— Start of DATA SHOWN —

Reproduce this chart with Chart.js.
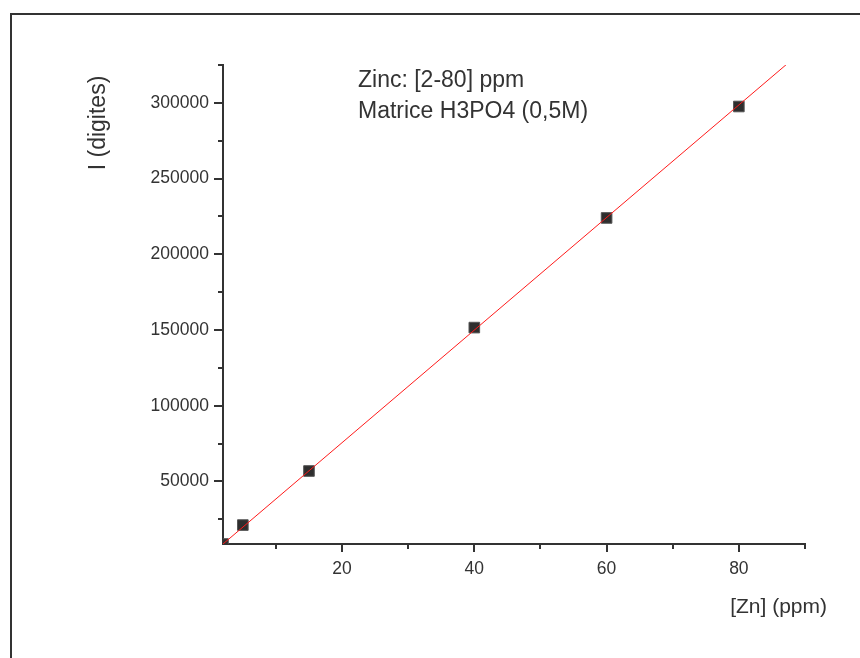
<!DOCTYPE html>
<html>
<head>
<meta charset="utf-8">
<script src="https://cdn.jsdelivr.net/npm/chart.js@4.4.1/dist/chart.umd.min.js"></script>
<style>
  html, body { margin: 0; padding: 0; background: #fff; }
  #wrap { width: 860px; height: 658px; }
</style>
</head>
<body>
<div id="wrap"><canvas id="myChart" width="860" height="658"></canvas></div>
<script>
// concentrations (ppm) and intensities (digites)
var concZn = [2, 5, 15, 40, 60, 80];
var intensite = [8700, 21200, 56900, 151600, 224000, 297600];
// fitted line end points
var fitX = [2, 90];
var fitY = [8700, 335800];
// tick values
var xTicks = [10, 20, 30, 40, 50, 60, 70, 80, 90];
var xLabels = [20, 40, 60, 80];
var yTicks = [25000, 50000, 75000, 100000, 125000, 150000, 175000, 200000, 225000, 250000, 275000, 300000, 325000];
var yLabels = [50000, 100000, 150000, 200000, 250000, 300000];

var ink = '#333333';
var police = '"Liberation Sans", Arial, Helvetica, sans-serif';

var points = concZn.map(function(x, i) { return { x: x, y: intensite[i] }; });
var droite = fitX.map(function(x, i) { return { x: x, y: fitY[i] }; });

// frame, tick marks, titles and the note
var decor = {
  id: 'decor',
  beforeDraw: function(chart) {
    var ctx = chart.ctx;
    ctx.save();
    ctx.fillStyle = '#fff';
    ctx.fillRect(0, 0, chart.width, chart.height);
    ctx.strokeStyle = ink;
    ctx.lineWidth = 2;
    ctx.beginPath();
    ctx.moveTo(11, 660);
    ctx.lineTo(11, 14);
    ctx.lineTo(862, 14);
    ctx.stroke();
    ctx.restore();
  },
  afterDraw: function(chart) {
    var ctx = chart.ctx;
    var a = chart.chartArea;
    var sx = chart.scales.x, sy = chart.scales.y;
    ctx.save();
    ctx.strokeStyle = ink;
    ctx.lineWidth = 2;
    ctx.beginPath();
    xTicks.forEach(function(v) {
      var px = Math.round(sx.getPixelForValue(v));
      var len = xLabels.indexOf(v) >= 0 ? 8 : 5;
      ctx.moveTo(px, a.bottom);
      ctx.lineTo(px, a.bottom + len);
    });
    yTicks.forEach(function(v) {
      var py = Math.round(sy.getPixelForValue(v));
      var len = yLabels.indexOf(v) >= 0 ? 9 : 5;
      ctx.moveTo(a.left, py);
      ctx.lineTo(a.left - len, py);
    });
    ctx.stroke();

    ctx.fillStyle = ink;
    ctx.font = '23px ' + police;
    ctx.textBaseline = 'alphabetic';
    ctx.textAlign = 'left';
    ctx.fillText('Zinc: [2-80] ppm', 358, 87);
    ctx.fillText('Matrice H3PO4 (0,5M)', 358, 118);
    ctx.font = '21px ' + police;
    ctx.textAlign = 'right';
    ctx.fillText('[Zn] (ppm)', 827, 613);

    ctx.font = '23px ' + police;
    ctx.translate(105, 123);
    ctx.rotate(-Math.PI / 2);
    ctx.textAlign = 'center';
    ctx.fillText('I (digites)', 0, 0);
    ctx.restore();
  }
};

function brut(v) { return String(v); }

var ctx = document.getElementById('myChart').getContext('2d');
var myChart = new Chart(ctx, {
  type: 'scatter',
  data: {
    datasets: [
      {
        type: 'line',
        data: droite,
        borderColor: '#ff1a1a',
        borderWidth: 1,
        pointRadius: 0,
        fill: false
      },
      {
        data: points,
        pointStyle: 'rect',
        pointRadius: 7.5,
        pointHoverRadius: 7.5,
        backgroundColor: '#2e2e2e',
        borderColor: '#555555',
        borderWidth: 1,
        clip: 0
      }
    ]
  },
  options: {
    responsive: false,
    animation: false,
    events: [],
    layout: { padding: { top: 65, right: 55, left: 0, bottom: 0 } },
    plugins: {
      legend: { display: false },
      tooltip: { enabled: false }
    },
    scales: {
      x: {
        type: 'linear',
        min: 2,
        max: 90,
        afterFit: function(s) { s.height = 114; },
        afterBuildTicks: function(s) {
          s.ticks = xLabels.map(function(v) { return { value: v }; });
        },
        grid: { drawOnChartArea: false, drawTicks: false },
        border: { display: true, color: ink, width: 2 },
        ticks: { color: ink, padding: 15, maxRotation: 0, callback: brut, font: { size: 17.5, family: police } }
      },
      y: {
        type: 'linear',
        min: 8700,
        max: 325000,
        afterFit: function(s) { s.width = 223; },
        afterBuildTicks: function(s) {
          s.ticks = yLabels.map(function(v) { return { value: v }; });
        },
        grid: { drawOnChartArea: false, drawTicks: false },
        border: { display: true, color: ink, width: 2 },
        ticks: { color: ink, padding: 14, callback: brut, font: { size: 17.5, family: police } }
      }
    }
  },
  plugins: [decor]
});
</script>
</body>
</html>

— End of DATA SHOWN —

## GIVEN PROBLEM
Leave out the pictures and retype every line above exactly.

## SOLUTION
Reproduce this chart with Chart.js.
<!DOCTYPE html>
<html>
<head>
<meta charset="utf-8">
<script src="https://cdn.jsdelivr.net/npm/chart.js@4.4.1/dist/chart.umd.min.js"></script>
<style>
  html, body { margin: 0; padding: 0; background: #fff; }
  #wrap { width: 860px; height: 658px; }
</style>
</head>
<body>
<div id="wrap"><canvas id="myChart" width="860" height="658"></canvas></div>
<script>
// concentrations (ppm) and intensities (digites)
var concZn = [2, 5, 15, 40, 60, 80];
var intensite = [8700, 21200, 56900, 151600, 224000, 297600];
// fitted line end points
var fitX = [2, 90];
var fitY = [8700, 335800];
// tick values
var xTicks = [10, 20, 30, 40, 50, 60, 70, 80, 90];
var xLabels = [20, 40, 60, 80];
var yTicks = [25000, 50000, 75000, 100000, 125000, 150000, 175000, 200000, 225000, 250000, 275000, 300000, 325000];
var yLabels = [50000, 100000, 150000, 200000, 250000, 300000];

var ink = '#333333';
var police = '"Liberation Sans", Arial, Helvetica, sans-serif';

var points = concZn.map(function(x, i) { return { x: x, y: intensite[i] }; });
var droite = fitX.map(function(x, i) { return { x: x, y: fitY[i] }; });

// frame, tick marks, titles and the note
var decor = {
  id: 'decor',
  beforeDraw: function(chart) {
    var ctx = chart.ctx;
    ctx.save();
    ctx.fillStyle = '#fff';
    ctx.fillRect(0, 0, chart.width, chart.height);
    ctx.strokeStyle = ink;
    ctx.lineWidth = 2;
    ctx.beginPath();
    ctx.moveTo(11, 660);
    ctx.lineTo(11, 14);
    ctx.lineTo(862, 14);
    ctx.stroke();
    ctx.restore();
  },
  afterDraw: function(chart) {
    var ctx = chart.ctx;
    var a = chart.chartArea;
    var sx = chart.scales.x, sy = chart.scales.y;
    ctx.save();
    ctx.strokeStyle = ink;
    ctx.lineWidth = 2;
    ctx.beginPath();
    xTicks.forEach(function(v) {
      var px = Math.round(sx.getPixelForValue(v));
      var len = xLabels.indexOf(v) >= 0 ? 8 : 5;
      ctx.moveTo(px, a.bottom);
      ctx.lineTo(px, a.bottom + len);
    });
    yTicks.forEach(function(v) {
      var py = Math.round(sy.getPixelForValue(v));
      var len = yLabels.indexOf(v) >= 0 ? 9 : 5;
      ctx.moveTo(a.left, py);
      ctx.lineTo(a.left - len, py);
    });
    ctx.stroke();

    ctx.fillStyle = ink;
    ctx.font = '23px ' + police;
    ctx.textBaseline = 'alphabetic';
    ctx.textAlign = 'left';
    ctx.fillText('Zinc: [2-80] ppm', 358, 87);
    ctx.fillText('Matrice H3PO4 (0,5M)', 358, 118);
    ctx.font = '21px ' + police;
    ctx.textAlign = 'right';
    ctx.fillText('[Zn] (ppm)', 827, 613);

    ctx.font = '23px ' + police;
    ctx.translate(105, 123);
    ctx.rotate(-Math.PI / 2);
    ctx.textAlign = 'center';
    ctx.fillText('I (digites)', 0, 0);
    ctx.restore();
  }
};

function brut(v) { return String(v); }

var ctx = document.getElementById('myChart').getContext('2d');
var myChart = new Chart(ctx, {
  type: 'scatter',
  data: {
    datasets: [
      {
        type: 'line',
        data: droite,
        borderColor: '#ff1a1a',
        borderWidth: 1,
        pointRadius: 0,
        fill: false
      },
      {
        data: points,
        pointStyle: 'rect',
        pointRadius: 7.5,
        pointHoverRadius: 7.5,
        backgroundColor: '#2e2e2e',
        borderColor: '#555555',
        borderWidth: 1,
        clip: 0
      }
    ]
  },
  options: {
    responsive: false,
    animation: false,
    events: [],
    layout: { padding: { top: 65, right: 55, left: 0, bottom: 0 } },
    plugins: {
      legend: { display: false },
      tooltip: { enabled: false }
    },
    scales: {
      x: {
        type: 'linear',
        min: 2,
        max: 90,
        afterFit: function(s) { s.height = 114; },
        afterBuildTicks: function(s) {
          s.ticks = xLabels.map(function(v) { return { value: v }; });
        },
        grid: { drawOnChartArea: false, drawTicks: false },
        border: { display: true, color: ink, width: 2 },
        ticks: { color: ink, padding: 15, maxRotation: 0, callback: brut, font: { size: 17.5, family: police } }
      },
      y: {
        type: 'linear',
        min: 8700,
        max: 325000,
        afterFit: function(s) { s.width = 223; },
        afterBuildTicks: function(s) {
          s.ticks = yLabels.map(function(v) { return { value: v }; });
        },
        grid: { drawOnChartArea: false, drawTicks: false },
        border: { display: true, color: ink, width: 2 },
        ticks: { color: ink, padding: 14, callback: brut, font: { size: 17.5, family: police } }
      }
    }
  },
  plugins: [decor]
});
</script>
</body>
</html>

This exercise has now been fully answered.